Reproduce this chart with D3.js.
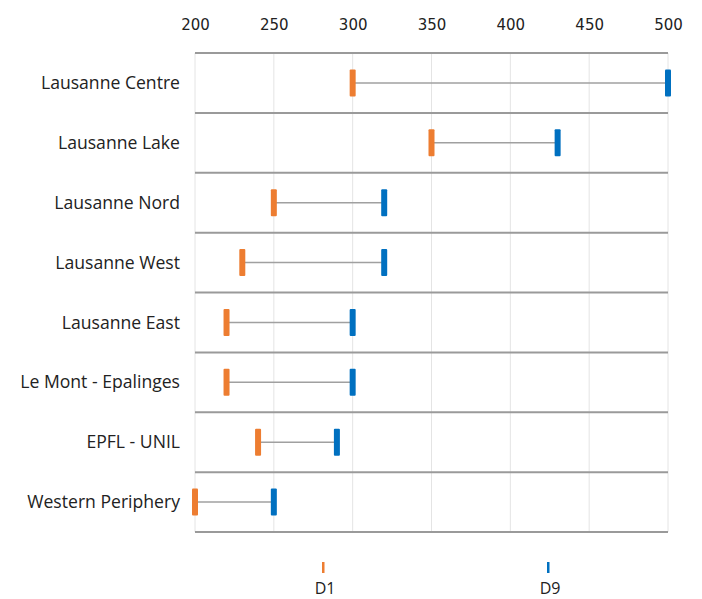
<!DOCTYPE html>
<html>
<head>
<meta charset="utf-8">
<script src="https://cdn.jsdelivr.net/npm/d3@7"></script>
<style>
  html, body { margin: 0; padding: 0; background: #fff; }
  svg { display: block; }
</style>
</head>
<body>
<svg id="chart" width="702" height="599"></svg>
<script>
// Districts (top to bottom) and their first / ninth decile values
const districts = [
  "Lausanne Centre",
  "Lausanne Lake",
  "Lausanne Nord",
  "Lausanne West",
  "Lausanne East",
  "Le Mont - Epalinges",
  "EPFL - UNIL",
  "Western Periphery"
];
const d1Values = [300, 350, 250, 230, 220, 220, 240, 200];
const d9Values = [500, 430, 320, 320, 300, 300, 290, 250];
const tickValues = [200, 250, 300, 350, 400, 450, 500];
const seriesNames = ["D1", "D9"];
const seriesColors = ["#ED7D31", "#0070C0"];

const svg = d3.select("#chart");
const margin = { top: 53, right: 34, bottom: 67, left: 195 };
const width = 702, height = 599;
const innerW = width - margin.left - margin.right;
const innerH = height - margin.top - margin.bottom;

const x = d3.scaleLinear().domain([200, 500]).range([margin.left, margin.left + innerW]);
const y = d3.scaleBand().domain(districts).range([margin.top, margin.top + innerH]).padding(0);

// vertical gridlines
svg.append("g")
  .selectAll("line")
  .data(tickValues)
  .join("line")
  .attr("x1", d => x(d)).attr("x2", d => x(d))
  .attr("y1", margin.top).attr("y2", margin.top + innerH)
  .attr("stroke", "#e4e4e4").attr("stroke-width", 1);

// top axis labels
const xAxis = d3.axisTop(x).tickValues(tickValues).tickSize(0).tickPadding(0);
const gx = svg.append("g").attr("transform", `translate(0, ${margin.top - 28})`).call(xAxis);
gx.select(".domain").remove();
gx.selectAll("text")
  .attr("font-family", "DejaVu Sans, sans-serif")
  .attr("font-size", 15)
  .attr("fill", "#222")
  .attr("dy", "0.35em");

// horizontal row separators
const bounds = districts.map(d => y(d)).concat([margin.top + innerH]);
svg.append("g")
  .selectAll("line")
  .data(bounds)
  .join("line")
  .attr("x1", margin.left).attr("x2", margin.left + innerW)
  .attr("y1", d => d).attr("y2", d => d)
  .attr("stroke", "#9a9a9a").attr("stroke-width", 2);

// category labels
svg.append("g")
  .selectAll("text")
  .data(districts)
  .join("text")
  .attr("x", margin.left - 15)
  .attr("y", d => y(d) + y.bandwidth() / 2)
  .attr("dy", "0.35em")
  .attr("text-anchor", "end")
  .attr("font-family", "Open Sans, sans-serif")
  .attr("font-size", 17.6)
  .attr("fill", "#222")
  .text(d => d);

// connectors
const rows = districts.map((d, i) => ({ name: d, d1: d1Values[i], d9: d9Values[i] }));
svg.append("g")
  .selectAll("line")
  .data(rows)
  .join("line")
  .attr("x1", d => x(d.d1)).attr("x2", d => x(d.d9))
  .attr("y1", d => y(d.name) + y.bandwidth() / 2)
  .attr("y2", d => y(d.name) + y.bandwidth() / 2)
  .attr("stroke", "#a0a0a0").attr("stroke-width", 1.5);

// decile markers
const markW = 6, markH = 27;
[["d1", 0], ["d9", 1]].forEach(([key, si]) => {
  svg.append("g")
    .selectAll("rect")
    .data(rows)
    .join("rect")
    .attr("x", d => x(d[key]) - markW / 2)
    .attr("y", d => y(d.name) + y.bandwidth() / 2 - markH / 2)
    .attr("width", markW).attr("height", markH)
    .attr("rx", 1)
    .attr("fill", seriesColors[si]);
});

// legend
const legendX = d3.scalePoint().domain(seriesNames).range([323, 548]);
const lg = svg.append("g").selectAll("g").data(seriesNames).join("g")
  .attr("transform", d => `translate(${legendX(d)}, 0)`);
lg.append("rect")
  .attr("x", -1).attr("y", 562).attr("width", 2.5).attr("height", 11)
  .attr("fill", (d, i) => seriesColors[i]);
lg.append("text")
  .attr("x", 2).attr("y", 594)
  .attr("text-anchor", "middle")
  .attr("font-family", "Open Sans, sans-serif")
  .attr("font-size", 16)
  .attr("fill", "#222")
  .text(d => d);
</script>
</body>
</html>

## REQUIREMENTS
Repeat the listing in full and exactly. Do not include any images.

## SOLUTION TO THE EXERCISE
Reproduce this chart with D3.js.
<!DOCTYPE html>
<html>
<head>
<meta charset="utf-8">
<script src="https://cdn.jsdelivr.net/npm/d3@7"></script>
<style>
  html, body { margin: 0; padding: 0; background: #fff; }
  svg { display: block; }
</style>
</head>
<body>
<svg id="chart" width="702" height="599"></svg>
<script>
// Districts (top to bottom) and their first / ninth decile values
const districts = [
  "Lausanne Centre",
  "Lausanne Lake",
  "Lausanne Nord",
  "Lausanne West",
  "Lausanne East",
  "Le Mont - Epalinges",
  "EPFL - UNIL",
  "Western Periphery"
];
const d1Values = [300, 350, 250, 230, 220, 220, 240, 200];
const d9Values = [500, 430, 320, 320, 300, 300, 290, 250];
const tickValues = [200, 250, 300, 350, 400, 450, 500];
const seriesNames = ["D1", "D9"];
const seriesColors = ["#ED7D31", "#0070C0"];

const svg = d3.select("#chart");
const margin = { top: 53, right: 34, bottom: 67, left: 195 };
const width = 702, height = 599;
const innerW = width - margin.left - margin.right;
const innerH = height - margin.top - margin.bottom;

const x = d3.scaleLinear().domain([200, 500]).range([margin.left, margin.left + innerW]);
const y = d3.scaleBand().domain(districts).range([margin.top, margin.top + innerH]).padding(0);

// vertical gridlines
svg.append("g")
  .selectAll("line")
  .data(tickValues)
  .join("line")
  .attr("x1", d => x(d)).attr("x2", d => x(d))
  .attr("y1", margin.top).attr("y2", margin.top + innerH)
  .attr("stroke", "#e4e4e4").attr("stroke-width", 1);

// top axis labels
const xAxis = d3.axisTop(x).tickValues(tickValues).tickSize(0).tickPadding(0);
const gx = svg.append("g").attr("transform", `translate(0, ${margin.top - 28})`).call(xAxis);
gx.select(".domain").remove();
gx.selectAll("text")
  .attr("font-family", "DejaVu Sans, sans-serif")
  .attr("font-size", 15)
  .attr("fill", "#222")
  .attr("dy", "0.35em");

// horizontal row separators
const bounds = districts.map(d => y(d)).concat([margin.top + innerH]);
svg.append("g")
  .selectAll("line")
  .data(bounds)
  .join("line")
  .attr("x1", margin.left).attr("x2", margin.left + innerW)
  .attr("y1", d => d).attr("y2", d => d)
  .attr("stroke", "#9a9a9a").attr("stroke-width", 2);

// category labels
svg.append("g")
  .selectAll("text")
  .data(districts)
  .join("text")
  .attr("x", margin.left - 15)
  .attr("y", d => y(d) + y.bandwidth() / 2)
  .attr("dy", "0.35em")
  .attr("text-anchor", "end")
  .attr("font-family", "Open Sans, sans-serif")
  .attr("font-size", 17.6)
  .attr("fill", "#222")
  .text(d => d);

// connectors
const rows = districts.map((d, i) => ({ name: d, d1: d1Values[i], d9: d9Values[i] }));
svg.append("g")
  .selectAll("line")
  .data(rows)
  .join("line")
  .attr("x1", d => x(d.d1)).attr("x2", d => x(d.d9))
  .attr("y1", d => y(d.name) + y.bandwidth() / 2)
  .attr("y2", d => y(d.name) + y.bandwidth() / 2)
  .attr("stroke", "#a0a0a0").attr("stroke-width", 1.5);

// decile markers
const markW = 6, markH = 27;
[["d1", 0], ["d9", 1]].forEach(([key, si]) => {
  svg.append("g")
    .selectAll("rect")
    .data(rows)
    .join("rect")
    .attr("x", d => x(d[key]) - markW / 2)
    .attr("y", d => y(d.name) + y.bandwidth() / 2 - markH / 2)
    .attr("width", markW).attr("height", markH)
    .attr("rx", 1)
    .attr("fill", seriesColors[si]);
});

// legend
const legendX = d3.scalePoint().domain(seriesNames).range([323, 548]);
const lg = svg.append("g").selectAll("g").data(seriesNames).join("g")
  .attr("transform", d => `translate(${legendX(d)}, 0)`);
lg.append("rect")
  .attr("x", -1).attr("y", 562).attr("width", 2.5).attr("height", 11)
  .attr("fill", (d, i) => seriesColors[i]);
lg.append("text")
  .attr("x", 2).attr("y", 594)
  .attr("text-anchor", "middle")
  .attr("font-family", "Open Sans, sans-serif")
  .attr("font-size", 16)
  .attr("fill", "#222")
  .text(d => d);
</script>
</body>
</html>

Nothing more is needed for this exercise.